Single by YBN Cordae featuring Anderson .Paak

from the album The Lost Boy
- Released: July 23, 2019
- Genre: Hip-hop; R&B;
- Length: 2:56
- Label: Atlantic; Art@War;
- Songwriters: Cordae Dunston; Brandon Anderson; Jermaine Cole;
- Producer: J. Cole

YBN Cordae singles chronology
| "Racks" (2019) | "RNP" (2019) | "In These Streets" (2019) |

Anderson .Paak singles chronology
| "Make It Better" (2019) | "RNP" (2019) | "Stainless" (2019) |

Music video
- "RNP" on YouTube

= RNP (song) =

2019 single by YBN Cordae

"RNP" ("Rich Nigga Problems") is a song by American rapper Cordae (then known as YBN Cordae) featuring fellow American rapper and singer Anderson .Paak. It was released on July 23, 2019, as the third single from Cordae's debut studio album The Lost Boy (2019). Written by the artists alongside producer J. Cole, It was Cordae's highest-charting song, until the release of "Gifted" featuring Roddy Ricch.

==Composition==
The song finds Cordae and Anderson .Paak trading "bars about their 'rich nigga problems'". The former "effortlessly blends his nostalgic influences with his current surrounding", and "a gaudy chorus that parallels excess wealth to a boom-bap inspired instrumental" is sung by the latter. Althea Legaspi of Rolling Stone writes that their rhymes "playfully glide over Cole's bouncy beats and slinky production."

==Music video==
The music video was released on October 14, 2019. It is a 1970s-themed visual and was directed by APlus Filmz.
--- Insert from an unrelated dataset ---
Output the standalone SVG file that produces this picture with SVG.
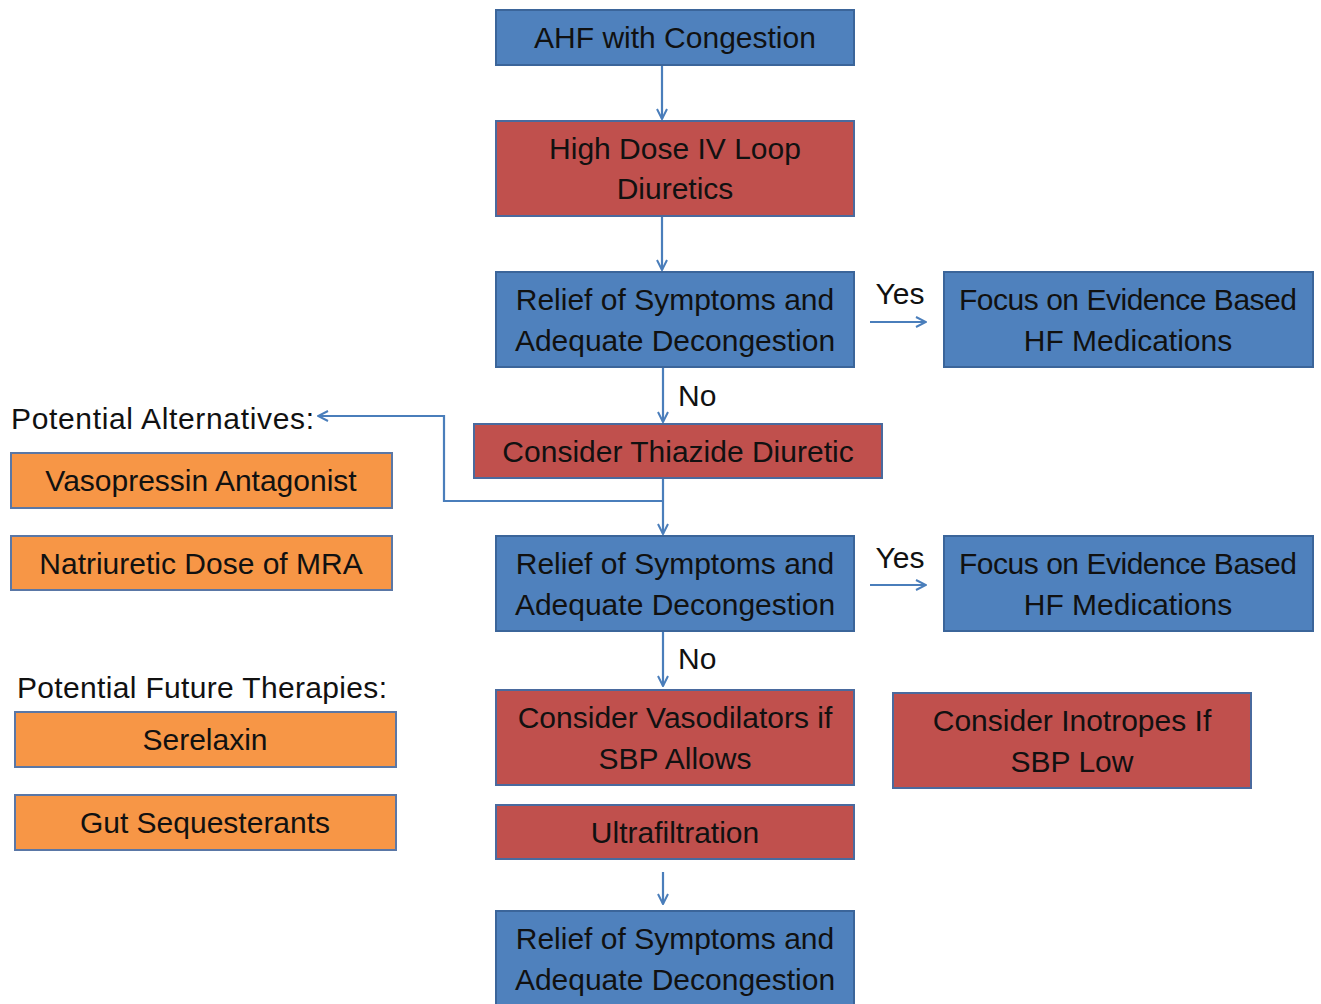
<svg xmlns="http://www.w3.org/2000/svg" width="1321" height="1004" viewBox="0 0 1321 1004">
<defs>
<marker id="ah" viewBox="0 0 12 12" refX="11" refY="6" markerWidth="12" markerHeight="12" markerUnits="userSpaceOnUse" orient="auto">
<path d="M1,1 L11,6 L1,11" fill="none" stroke="#4a7ebb" stroke-width="2"/>
</marker>
<style>
.b{fill:#4f81bd;stroke:#3b659a;stroke-width:2}
.r{fill:#c0504d;stroke:#4a6a9e;stroke-width:2}
.o{fill:#f79646;stroke:#5a77a6;stroke-width:2}
text{font-family:"Liberation Sans",Arial,sans-serif;font-size:30px;fill:#111;text-anchor:middle}
.l{text-anchor:start}
.c{fill:none;stroke:#4a7ebb;stroke-width:2.2;marker-end:url(#ah)}
</style>
</defs>
<rect width="1321" height="1004" fill="#fff"/>
<g id="connectors">
<line class="c" x1="662" y1="66" x2="662" y2="119"/>
<line class="c" x1="662" y1="217" x2="662" y2="270"/>
<line class="c" x1="663" y1="368" x2="663" y2="422"/>
<line class="c" x1="870" y1="322" x2="926" y2="322"/>
<line class="c" x1="663" y1="479" x2="663" y2="534"/>
<polyline class="c" points="663,501 444,501 444,416 318,416"/>
<line class="c" x1="870" y1="585" x2="926" y2="585"/>
<line class="c" x1="663" y1="632" x2="663" y2="686"/>
<line class="c" x1="663" y1="872" x2="663" y2="904"/>
<text x="900" y="304">Yes</text>
<text x="678" y="406" class="l">No</text>
<text x="900" y="568">Yes</text>
<text x="678" y="669" class="l">No</text>
</g>
<g id="n-ahf"><rect class="b" x="496" y="10" width="358" height="55"/><text x="675" y="48">AHF with Congestion</text></g>
<g id="n-highdose"><rect class="r" x="496" y="121" width="358" height="95"/><text x="675" y="159">High Dose IV Loop</text><text x="675" y="199">Diuretics</text></g>
<g id="n-relief1"><rect class="b" x="496" y="272" width="358" height="95"/><text x="675" y="310">Relief of Symptoms and</text><text x="675" y="351">Adequate Decongestion</text></g>
<g id="n-focus1"><rect class="b" x="944" y="272" width="369" height="95"/><text x="1128" y="310" textLength="338">Focus on Evidence Based</text><text x="1128" y="351">HF Medications</text></g>
<g id="n-thiazide"><rect class="r" x="474" y="424" width="408" height="54"/><text x="678" y="462">Consider Thiazide Diuretic</text></g>
<g id="n-relief2"><rect class="b" x="496" y="536" width="358" height="95"/><text x="675" y="574">Relief of Symptoms and</text><text x="675" y="615">Adequate Decongestion</text></g>
<g id="n-focus2"><rect class="b" x="944" y="536" width="369" height="95"/><text x="1128" y="574" textLength="338">Focus on Evidence Based</text><text x="1128" y="615">HF Medications</text></g>
<g id="n-vasodil"><rect class="r" x="496" y="690" width="358" height="95"/><text x="675" y="728">Consider Vasodilators if</text><text x="675" y="769">SBP Allows</text></g>
<g id="n-inotropes"><rect class="r" x="893" y="693" width="358" height="95"/><text x="1072" y="731">Consider Inotropes If</text><text x="1072" y="772">SBP Low</text></g>
<g id="n-ultra"><rect class="r" x="496" y="805" width="358" height="54"/><text x="675" y="843">Ultrafiltration</text></g>
<g id="n-relief3"><rect class="b" x="496" y="911" width="358" height="100"/><text x="675" y="949">Relief of Symptoms and</text><text x="675" y="990">Adequate Decongestion</text></g>
<g id="n-altlabel"><text x="11" y="429" class="l" textLength="303">Potential Alternatives:</text></g>
<g id="n-vaso"><rect class="o" x="11" y="453" width="381" height="55"/><text x="201" y="491">Vasopressin Antagonist</text></g>
<g id="n-mra"><rect class="o" x="11" y="536" width="381" height="54"/><text x="201" y="574">Natriuretic Dose of MRA</text></g>
<g id="n-futlabel"><text x="17" y="698" class="l" textLength="370">Potential Future Therapies:</text></g>
<g id="n-serelaxin"><rect class="o" x="15" y="712" width="381" height="55"/><text x="205" y="750">Serelaxin</text></g>
<g id="n-gut"><rect class="o" x="15" y="795" width="381" height="55"/><text x="205" y="833">Gut Sequesterants</text></g>
</svg>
Cordae and Anderson .Paak are basketball players "Big Play" and "Sweet Shot" respectively, and "rock afro wigs and furs in homage to Blaxploitation action films". Paak convinces Cordae to have them hit the "biggest lick of their lives" worth more than a million dollars instead of showing up at their championship game, but they eventually make it to the tournament to help their losing team win.

==Live performances==
Cordae and Paak have performed the song on The Tonight Show Starring Jimmy Fallon and at the 2019 BET Hip Hop Awards.

==Charts==

| Chart (2019) | Peak position |
|---|---|
| Canada Hot 100 (Billboard) | 84 |
| Ireland (IRMA) | 92 |
| New Zealand Hot Singles (RMNZ) | 4 |
| US Bubbling Under Hot 100 (Billboard) | 15 |

==Certifications==

| Region | Certification | Certified units/sales |
| Canada (Music Canada) | Gold | 40,000^{‡} |
| New Zealand (RMNZ) | 2× Platinum | 60,000^{‡} |
| United States (RIAA) | Gold | 500,000^{‡} |
^{‡} Sales+streaming figures based on certification alone.